Namun, setelah video keduanya yang menceritakan kisah orang tua mereka dipublikasikan secara online, nada percakapan berubah secara drastis. Anna mengatakan ibunya menuntut agar mereka menarik kembali laporan itu. Sang ibu juga menyalahkannya karena tidak menghapus apa pun secara online dan tiba-tiba mengakhiri panggilan video. "Ibu saya terus mengatakan betapa indahnya kehidupan mereka, dan bertanya mengapa kami mengatakan sesuatu seperti itu di kamera untuk merusak kehidupan damai mereka di Xinjiang," katanya.
Hari berikutnya, ketika dia sedang dalam perjalanan ke tempat kerja, ayah Anna meneleponnya lagi dan memintanya untuk segera pulang dan menghapus semua yang dia bagikan secara online."Ayah saya menangis di video dan meminta saya untuk menghapus semuanya segera," katanya. "Namun, aku tahu aku tidak bisa memenuhi tuntutan ayahku, karena melakukan itu berarti aku memenuhi tuntutan pemerintah Cina."

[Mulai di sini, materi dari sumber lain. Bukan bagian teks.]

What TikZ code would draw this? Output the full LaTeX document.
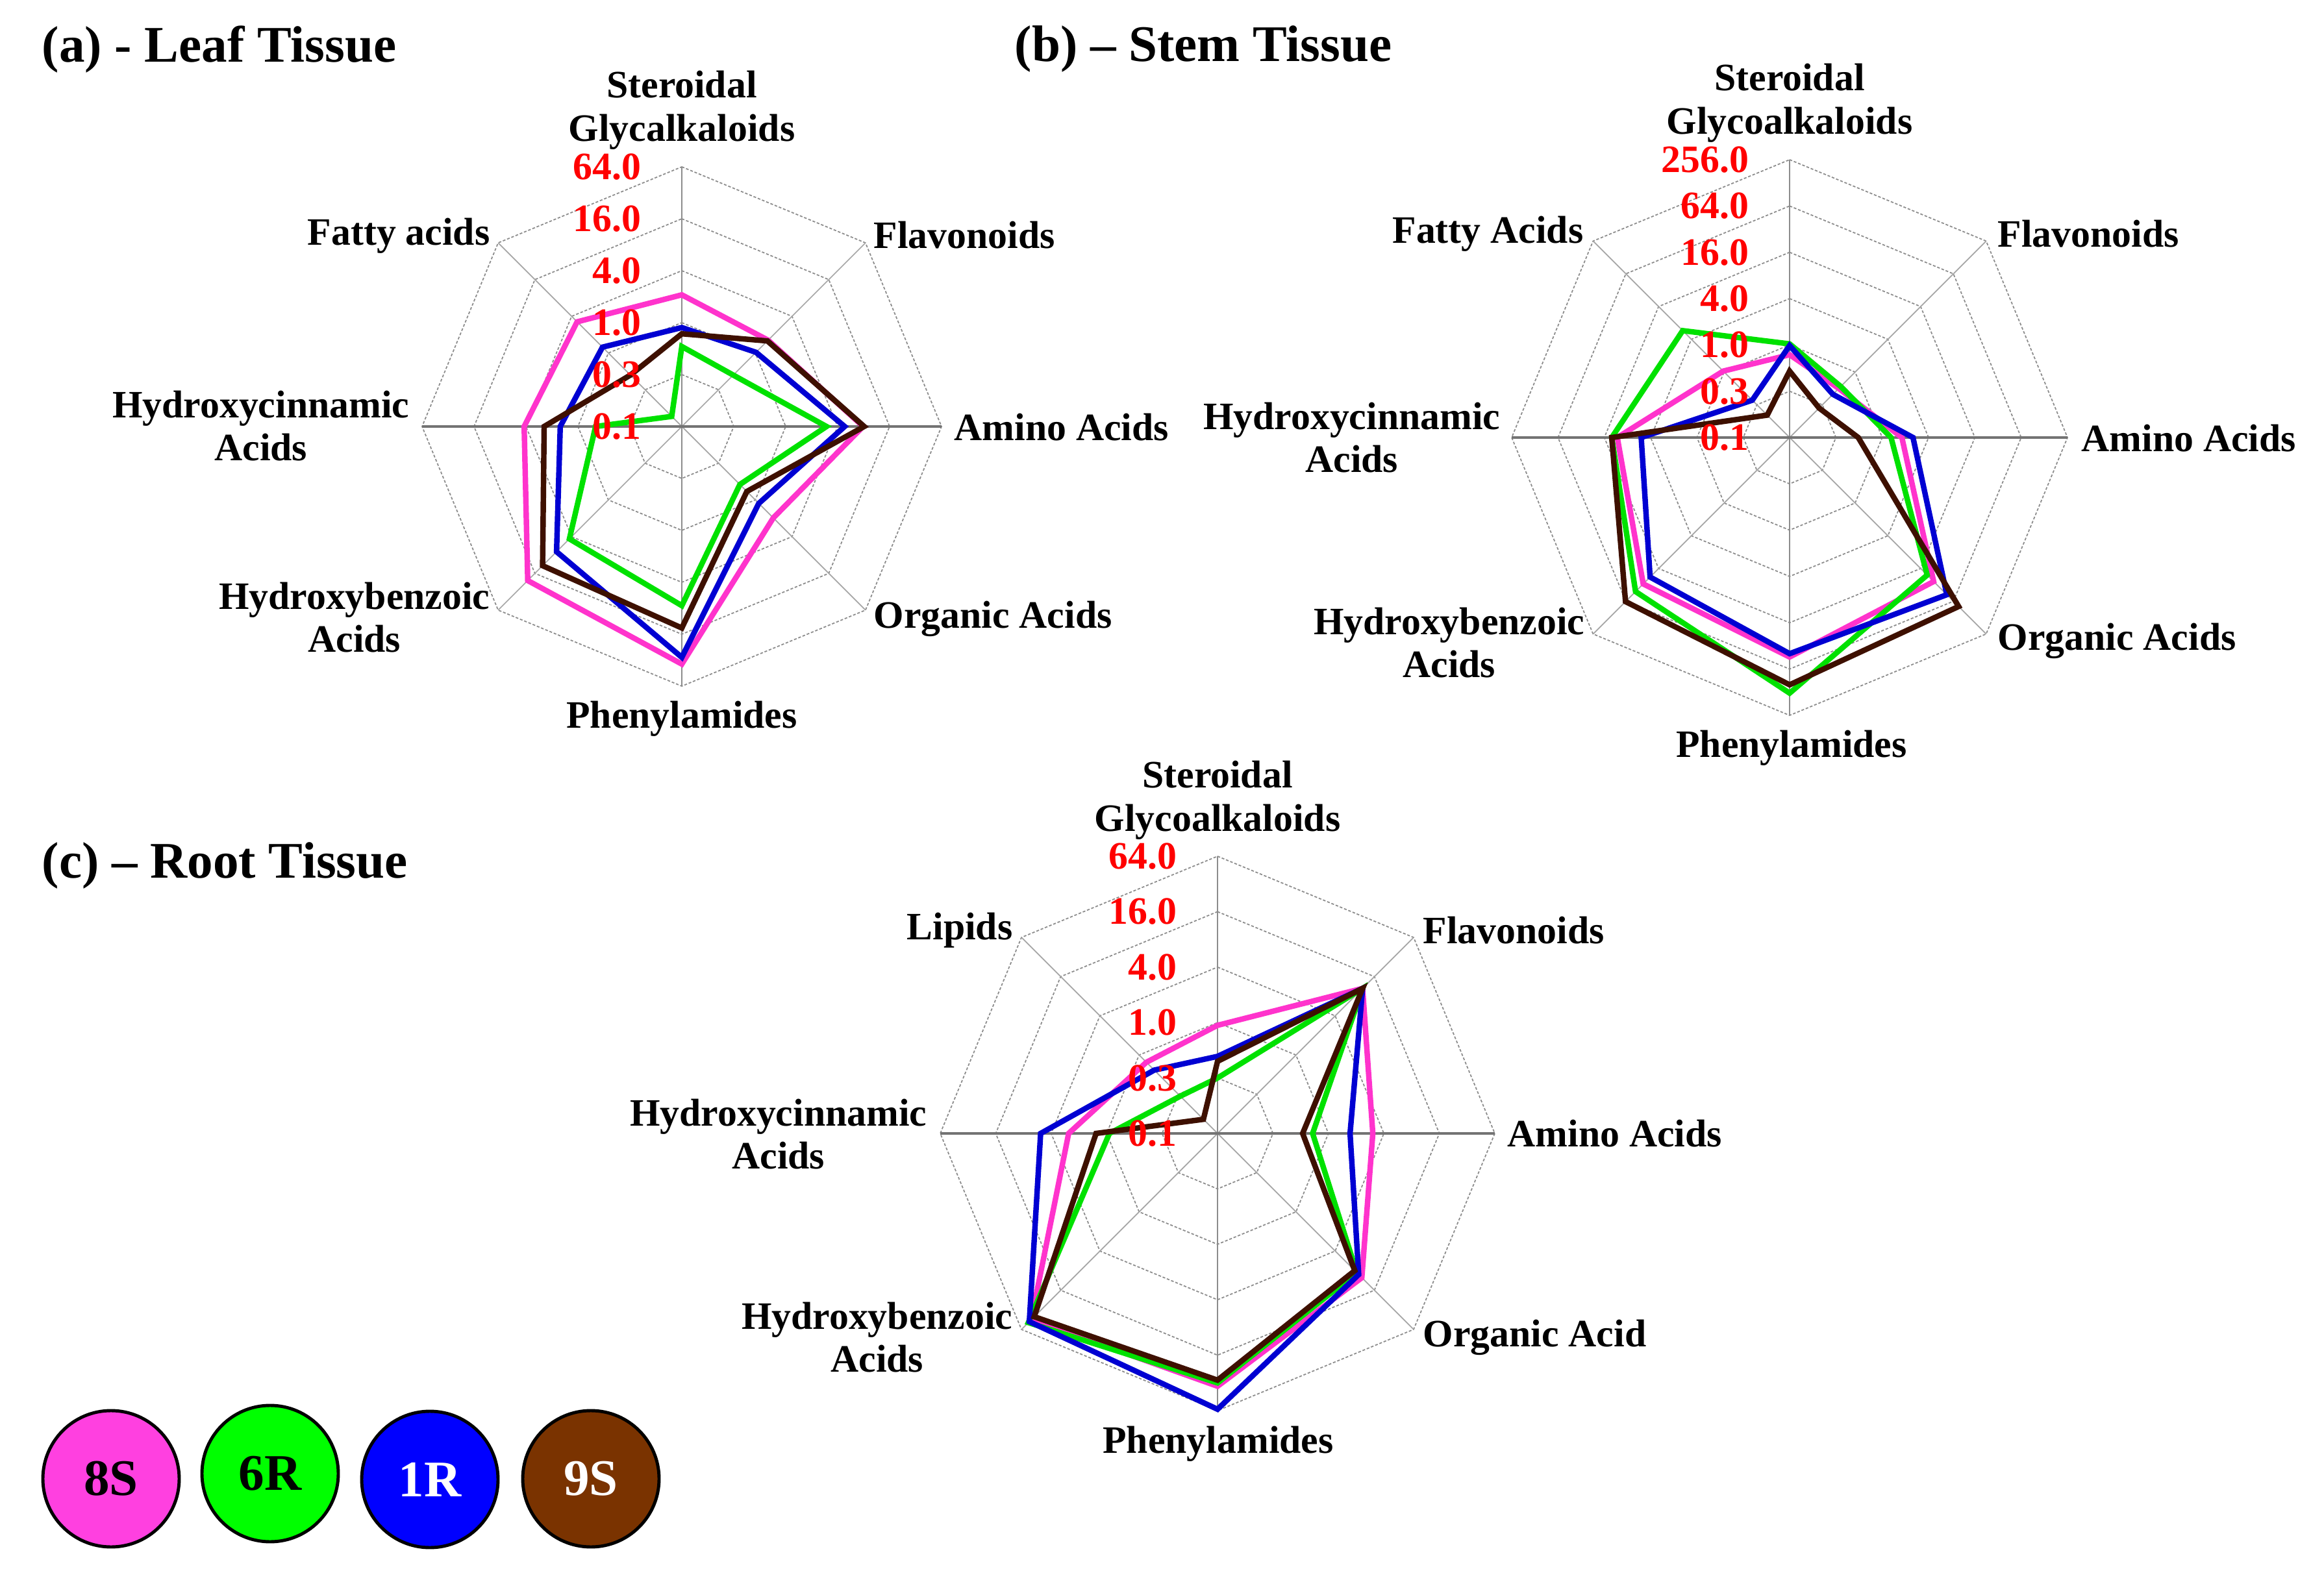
\documentclass[tikz,border=0pt]{standalone}
\usepackage{fontspec}
\setmainfont{Liberation Serif}
\definecolor{c8S}{RGB}{255,51,204}
\definecolor{c6R}{RGB}{0,225,0}
\definecolor{c1R}{RGB}{0,0,210}
\definecolor{c9S}{RGB}{62,16,0}
\definecolor{f8S}{RGB}{255,64,224}
\definecolor{f6R}{RGB}{0,255,0}
\definecolor{f1R}{RGB}{0,0,255}
\definecolor{f9S}{RGB}{122,51,0}
\newcommand{\radargrid}[2]{%
  \foreach \i in {1,...,#2}{%
    \draw[ring] (90:{#1*\i/#2}) \foreach \k in {1,...,7}{ -- ({90-45*\k}:{#1*\i/#2}) } -- cycle;
  }%
  \foreach \k in {1,3,5,7}{\draw[spoke] (0,0) -- ({90-45*\k}:#1);}%
  \draw[vaxis] (0,-#1) -- (0,#1);
  \draw[haxis] (-#1,0) -- (#1,0);
}
\newcommand{\radarnums}[4]{% prefix, R, rings, labels
  \foreach \t [count=\i from 0] in {#4}{\node[num] (#1-\i) at (-62,{#2*\i/#3}) {\t};}%
}
\newcommand{\radarline}[4]{% prefix, style, R, values
  \foreach \v [count=\k from 0] in {#4}{\coordinate (#1-\k) at ({90-45*\k}:{#3*\v});}%
  \draw[#2] (#1-0) -- (#1-1) -- (#1-2) -- (#1-3) -- (#1-4) -- (#1-5) -- (#1-6) -- (#1-7) -- cycle;
}
\begin{document}
\begin{tikzpicture}[x=0.1mm,y=0.1mm,
  lbl/.style={font=\fontsize{17}{19}\selectfont\bfseries, inner sep=0pt, align=center},
  num/.style={font=\fontsize{17}{19}\selectfont\bfseries, text=red, inner sep=0pt, anchor=east},
  ttl/.style={font=\fontsize{22.5}{26}\selectfont\bfseries, inner sep=0pt, anchor=west},
  ring/.style={draw=black!45, line width=0.5pt, dash pattern=on 1.2pt off 0.8pt},
  spoke/.style={draw=black!35, line width=0.5pt},
  vaxis/.style={draw=black!45, line width=0.8pt},
  haxis/.style={draw=black!55, line width=1.1pt},
  ser/.style={line width=2.4pt, line join=miter},
  s8S/.style={ser, draw=c8S},
  s6R/.style={ser, draw=c6R},
  s1R/.style={ser, draw=c1R},
  s9S/.style={ser, draw=c9S},
  leg/.style={circle, draw=black, line width=1.4pt, minimum size=21mm, inner sep=0pt,
              font=\fontsize{22.5}{26}\selectfont\bfseries},
]
\fill[white] (0,0) rectangle (3579,2436);
\useasboundingbox (0,0) rectangle (3579,2436);

% ---------------- (a) Leaf ----------------
\node[ttl] (ta) at (64,2360) {(a) - Leaf Tissue};
\begin{scope}[shift={(1050,1779)}]
  \radargrid{400}{5}
  \radarline{a8S}{s8S}{400}{0.507,0.470,0.698,0.498,0.915,0.839,0.607,0.570}
  \radarline{a6R}{s6R}{400}{0.308,0.280,0.557,0.316,0.690,0.612,0.332,0.055}
  \radarline{a1R}{s1R}{400}{0.381,0.404,0.627,0.419,0.889,0.682,0.468,0.432}
  \radarline{a9S}{s9S}{400}{0.357,0.466,0.702,0.354,0.776,0.758,0.530,0.280}
  \radarnums{an}{400}{5}{0.1,0.3,1.0,4.0,16.0,64.0}
\end{scope}
\node[lbl] (a-ster) at (1050,2266) {Steroidal\\Glycalkaloids};
\node[lbl,anchor=east] (a-fat) at (755,2073) {Fatty acids};
\node[lbl,anchor=west] (a-fla) at (1345,2074) {Flavonoids};
\node[lbl,anchor=west] (a-ami) at (1469,1778) {Amino Acids};
\node[lbl,anchor=west] (a-org) at (1345,1483) {Organic Acids};
\node[lbl] (a-phe) at (1050,1329) {Phenylamides};
\node[lbl,anchor=east] (a-hbz) at (755,1485) {Hydroxybenzoic\\Acids};
\node[lbl,anchor=east] (a-hcn) at (631,1780) {Hydroxycinnamic\\Acids};

% ---------------- (b) Stem ----------------
\node[ttl] (tb) at (1562,2360) {(b) – Stem Tissue};
\begin{scope}[shift={(2756,1762)}]
  \radargrid{428}{6}
  \radarline{b8S}{s8S}{428}{0.298,0.250,0.404,0.733,0.790,0.745,0.620,0.338}
  \radarline{b6R}{s6R}{428}{0.337,0.260,0.365,0.700,0.920,0.784,0.640,0.544}
  \radarline{b1R}{s1R}{428}{0.331,0.220,0.444,0.800,0.778,0.710,0.534,0.190}
  \radarline{b9S}{s9S}{428}{0.239,0.150,0.247,0.860,0.890,0.835,0.640,0.114}
  \radarnums{bn}{428}{6}{0.1,0.3,1.0,4.0,16.0,64.0,256.0}
\end{scope}
\node[lbl] (b-ster) at (2756,2277) {Steroidal\\Glycoalkaloids};
\node[lbl,anchor=east] (b-fat) at (2439,2076) {Fatty Acids};
\node[lbl,anchor=west] (b-fla) at (3076,2076) {Flavonoids};
\node[lbl,anchor=west] (b-ami) at (3205,1761) {Amino Acids};
\node[lbl,anchor=west] (b-org) at (3076,1449) {Organic Acids};
\node[lbl] (b-phe) at (2759,1284) {Phenylamides};
\node[lbl,anchor=east] (b-hbz) at (2441,1446) {Hydroxybenzoic\\Acids};
\node[lbl,anchor=east] (b-hcn) at (2311,1762) {Hydroxycinnamic\\Acids};

% ---------------- (c) Root ----------------
\node[ttl] (tc) at (64,1103) {(c) – Root Tissue};
\begin{scope}[shift={(1875,690)}]
  \radargrid{427}{5}
  \radarline{c8S}{s8S}{427}{0.390,0.740,0.560,0.736,0.912,0.950,0.537,0.363}
  \radarline{c6R}{s6R}{427}{0.200,0.740,0.343,0.710,0.900,0.965,0.390,0.190}
  \radarline{c1R}{s1R}{427}{0.278,0.740,0.478,0.720,0.995,0.960,0.638,0.323}
  \radarline{c9S}{s9S}{427}{0.260,0.740,0.307,0.700,0.890,0.935,0.438,0.072}
  \radarnums{cn}{427}{5}{0.1,0.3,1.0,4.0,16.0,64.0}
\end{scope}
\node[lbl] (c-ster) at (1875,1203) {Steroidal\\Glycoalkaloids};
\node[lbl,anchor=east] (c-lip) at (1560,1003) {Lipids};
\node[lbl,anchor=west] (c-fla) at (2191,1003) {Flavonoids};
\node[lbl,anchor=west] (c-ami) at (2321,690) {Amino Acids};
\node[lbl,anchor=west] (c-org) at (2191,376) {Organic Acid};
\node[lbl] (c-phe) at (1876,212) {Phenylamides};
\node[lbl,anchor=east] (c-hbz) at (1560,376) {Hydroxybenzoic\\Acids};
\node[lbl,anchor=east] (c-hcn) at (1428,689) {Hydroxycinnamic\\Acids};

% ---------------- legend ----------------
\node[leg, fill=f8S, text=black] (l8S) at (171,158) {8S};
\node[leg, fill=f6R, text=black] (l6R) at (416,166) {6R};
\node[leg, fill=f1R, text=white] (l1R) at (662,157) {1R};
\node[leg, fill=f9S, text=white] (l9S) at (910,158) {9S};
\end{tikzpicture}
\end{document}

Kedua saudari itu tidak mendengar kabar dari orang tua mereka selama beberapa minggu, dan Sarah bahkan dihapus dari daftar kontak WeChat mereka. Sejak saat itu, Anna melanjutkan komunikasi rutin dengan orang tuanya, sementara Sarah masih tidak dapat membuat orang tuanya mau berbicara dengannya melalui video call.
"Bahkan ketika kami bertengkar, orang tua saya tidak akan pernah menghapus saya dari WeChat mereka," kata Sarah. "Saya tahu mereka dipaksa oleh pemerintah Cina untuk melakukannya, jadi saya tidak benar-benar marah pada mereka lagi."